━━ DATASET RECORDS ━━

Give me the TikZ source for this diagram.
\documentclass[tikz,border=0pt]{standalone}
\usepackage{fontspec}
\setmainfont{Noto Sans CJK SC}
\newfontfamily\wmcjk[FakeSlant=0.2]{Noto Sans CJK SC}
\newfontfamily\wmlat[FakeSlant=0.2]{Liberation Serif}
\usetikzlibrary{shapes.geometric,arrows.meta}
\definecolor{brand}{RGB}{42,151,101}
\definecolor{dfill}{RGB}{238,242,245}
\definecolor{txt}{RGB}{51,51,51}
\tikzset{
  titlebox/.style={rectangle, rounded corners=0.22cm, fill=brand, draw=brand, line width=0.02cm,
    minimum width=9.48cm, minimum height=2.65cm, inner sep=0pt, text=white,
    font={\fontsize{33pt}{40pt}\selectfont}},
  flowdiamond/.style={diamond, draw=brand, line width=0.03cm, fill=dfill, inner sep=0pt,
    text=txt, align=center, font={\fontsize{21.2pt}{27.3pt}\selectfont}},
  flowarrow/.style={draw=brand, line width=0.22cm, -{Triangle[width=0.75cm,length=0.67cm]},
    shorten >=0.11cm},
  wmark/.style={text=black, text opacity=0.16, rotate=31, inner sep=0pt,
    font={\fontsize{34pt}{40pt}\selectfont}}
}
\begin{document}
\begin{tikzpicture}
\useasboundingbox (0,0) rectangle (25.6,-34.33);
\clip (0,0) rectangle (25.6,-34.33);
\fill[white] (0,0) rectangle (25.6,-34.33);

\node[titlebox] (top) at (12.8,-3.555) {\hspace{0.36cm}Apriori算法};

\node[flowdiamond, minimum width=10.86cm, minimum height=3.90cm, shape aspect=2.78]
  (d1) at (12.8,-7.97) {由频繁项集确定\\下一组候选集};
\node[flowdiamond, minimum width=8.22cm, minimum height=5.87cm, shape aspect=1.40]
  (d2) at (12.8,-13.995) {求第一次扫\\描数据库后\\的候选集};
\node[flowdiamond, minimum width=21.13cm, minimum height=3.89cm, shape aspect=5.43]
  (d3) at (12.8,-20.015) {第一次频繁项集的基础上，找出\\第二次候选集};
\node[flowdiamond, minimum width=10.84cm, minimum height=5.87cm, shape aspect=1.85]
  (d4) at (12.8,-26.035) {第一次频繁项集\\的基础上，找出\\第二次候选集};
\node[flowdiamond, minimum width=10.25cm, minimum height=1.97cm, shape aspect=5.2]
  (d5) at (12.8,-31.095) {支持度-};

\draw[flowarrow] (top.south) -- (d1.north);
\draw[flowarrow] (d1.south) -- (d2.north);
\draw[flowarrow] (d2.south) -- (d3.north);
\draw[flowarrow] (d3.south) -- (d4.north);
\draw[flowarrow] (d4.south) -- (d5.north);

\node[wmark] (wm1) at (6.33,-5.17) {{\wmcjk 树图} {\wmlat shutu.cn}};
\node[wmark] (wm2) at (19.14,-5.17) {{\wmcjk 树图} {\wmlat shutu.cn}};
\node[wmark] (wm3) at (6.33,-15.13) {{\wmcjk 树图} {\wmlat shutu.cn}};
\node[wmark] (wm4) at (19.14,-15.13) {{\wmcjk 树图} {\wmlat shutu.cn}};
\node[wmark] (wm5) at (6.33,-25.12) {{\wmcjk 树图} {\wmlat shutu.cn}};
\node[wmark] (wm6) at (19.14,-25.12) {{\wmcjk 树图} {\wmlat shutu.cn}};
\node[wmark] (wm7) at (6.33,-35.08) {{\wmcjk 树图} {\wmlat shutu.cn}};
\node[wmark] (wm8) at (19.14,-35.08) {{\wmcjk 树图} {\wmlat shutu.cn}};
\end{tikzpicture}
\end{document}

━━━
━━ DATASET RECORDS ━━

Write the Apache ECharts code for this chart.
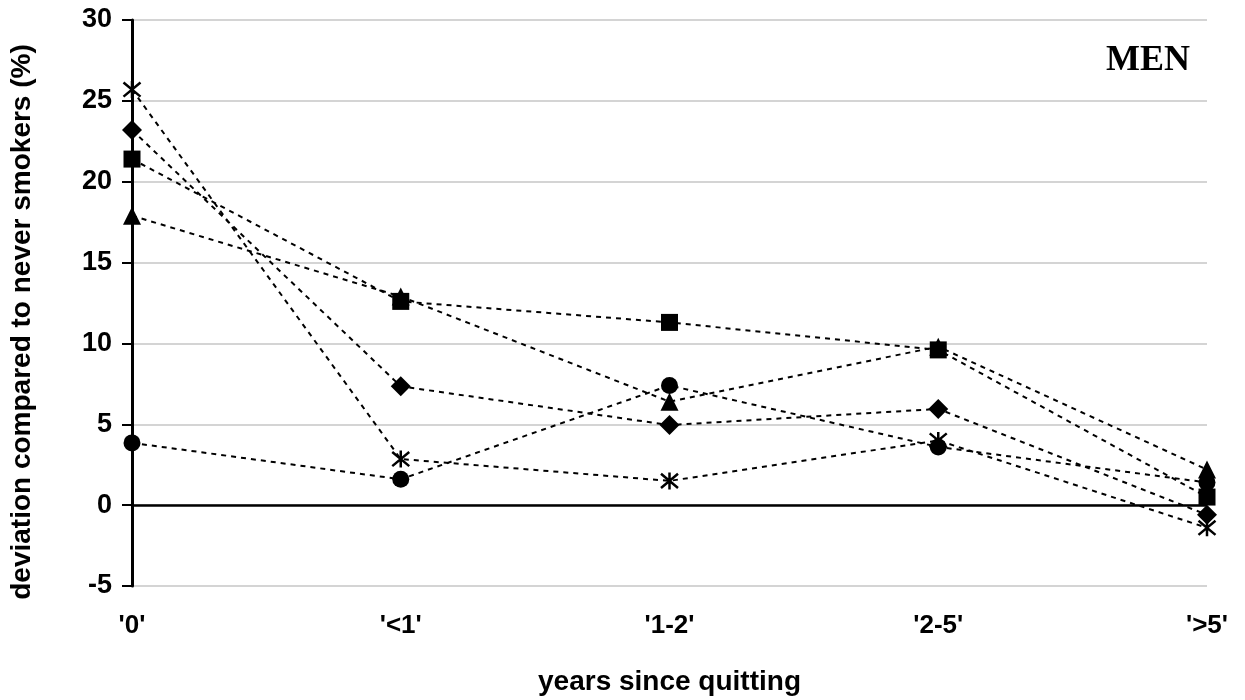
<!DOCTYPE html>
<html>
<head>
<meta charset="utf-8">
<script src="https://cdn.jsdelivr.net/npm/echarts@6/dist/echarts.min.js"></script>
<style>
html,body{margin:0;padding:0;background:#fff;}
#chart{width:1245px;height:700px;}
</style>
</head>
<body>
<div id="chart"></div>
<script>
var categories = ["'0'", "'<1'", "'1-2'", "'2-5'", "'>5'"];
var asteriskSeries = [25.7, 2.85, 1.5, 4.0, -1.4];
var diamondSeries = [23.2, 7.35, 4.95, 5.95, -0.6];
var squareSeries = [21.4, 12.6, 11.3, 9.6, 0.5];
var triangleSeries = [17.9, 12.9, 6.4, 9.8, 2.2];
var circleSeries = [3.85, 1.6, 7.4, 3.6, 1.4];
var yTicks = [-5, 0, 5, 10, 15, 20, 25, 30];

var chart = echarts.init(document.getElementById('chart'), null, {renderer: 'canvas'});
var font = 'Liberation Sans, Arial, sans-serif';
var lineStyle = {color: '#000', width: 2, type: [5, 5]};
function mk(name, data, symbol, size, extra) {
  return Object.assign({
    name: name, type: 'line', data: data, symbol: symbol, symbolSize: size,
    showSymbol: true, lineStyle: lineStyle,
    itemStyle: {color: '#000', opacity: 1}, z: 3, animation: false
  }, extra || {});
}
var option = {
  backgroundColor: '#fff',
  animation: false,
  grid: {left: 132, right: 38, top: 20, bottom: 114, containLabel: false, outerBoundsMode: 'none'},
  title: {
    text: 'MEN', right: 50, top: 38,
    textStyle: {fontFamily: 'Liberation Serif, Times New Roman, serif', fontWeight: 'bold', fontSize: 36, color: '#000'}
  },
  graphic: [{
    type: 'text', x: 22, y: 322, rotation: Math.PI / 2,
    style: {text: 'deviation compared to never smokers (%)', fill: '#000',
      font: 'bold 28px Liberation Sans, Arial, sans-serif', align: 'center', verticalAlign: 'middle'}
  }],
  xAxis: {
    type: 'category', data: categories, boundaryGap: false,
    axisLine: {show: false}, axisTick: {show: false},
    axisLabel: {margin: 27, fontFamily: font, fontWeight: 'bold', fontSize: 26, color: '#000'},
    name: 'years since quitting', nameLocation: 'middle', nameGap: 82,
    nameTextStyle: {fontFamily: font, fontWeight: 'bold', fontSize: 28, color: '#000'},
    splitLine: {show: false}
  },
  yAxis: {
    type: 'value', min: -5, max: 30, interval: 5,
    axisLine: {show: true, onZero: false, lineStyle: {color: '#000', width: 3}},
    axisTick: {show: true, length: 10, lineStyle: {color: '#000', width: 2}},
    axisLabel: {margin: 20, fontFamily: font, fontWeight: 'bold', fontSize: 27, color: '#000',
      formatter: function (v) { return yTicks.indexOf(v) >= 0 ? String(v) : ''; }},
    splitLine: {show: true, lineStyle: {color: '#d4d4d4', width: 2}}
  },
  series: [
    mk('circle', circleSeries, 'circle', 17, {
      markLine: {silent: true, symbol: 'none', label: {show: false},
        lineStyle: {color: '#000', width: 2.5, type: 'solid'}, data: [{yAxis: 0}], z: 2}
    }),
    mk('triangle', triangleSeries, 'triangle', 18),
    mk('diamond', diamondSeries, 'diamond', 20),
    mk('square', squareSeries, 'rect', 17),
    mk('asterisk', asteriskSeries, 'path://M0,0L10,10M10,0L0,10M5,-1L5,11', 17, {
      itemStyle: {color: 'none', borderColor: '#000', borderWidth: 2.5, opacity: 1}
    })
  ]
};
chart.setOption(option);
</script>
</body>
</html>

━━━

**WHAT THE TASK ASKS**
Only the lines from the one bearing "Write the Apache ECharts code for this chart." to the one bearing "var yTicks = [-5, 0, 5, 10, 15, 20, 25, 30];", both included, should be restated word for word, with pictures left out.

**TASK RESULT**
Write the Apache ECharts code for this chart.
<!DOCTYPE html>
<html>
<head>
<meta charset="utf-8">
<script src="https://cdn.jsdelivr.net/npm/echarts@6/dist/echarts.min.js"></script>
<style>
html,body{margin:0;padding:0;background:#fff;}
#chart{width:1245px;height:700px;}
</style>
</head>
<body>
<div id="chart"></div>
<script>
var categories = ["'0'", "'<1'", "'1-2'", "'2-5'", "'>5'"];
var asteriskSeries = [25.7, 2.85, 1.5, 4.0, -1.4];
var diamondSeries = [23.2, 7.35, 4.95, 5.95, -0.6];
var squareSeries = [21.4, 12.6, 11.3, 9.6, 0.5];
var triangleSeries = [17.9, 12.9, 6.4, 9.8, 2.2];
var circleSeries = [3.85, 1.6, 7.4, 3.6, 1.4];
var yTicks = [-5, 0, 5, 10, 15, 20, 25, 30];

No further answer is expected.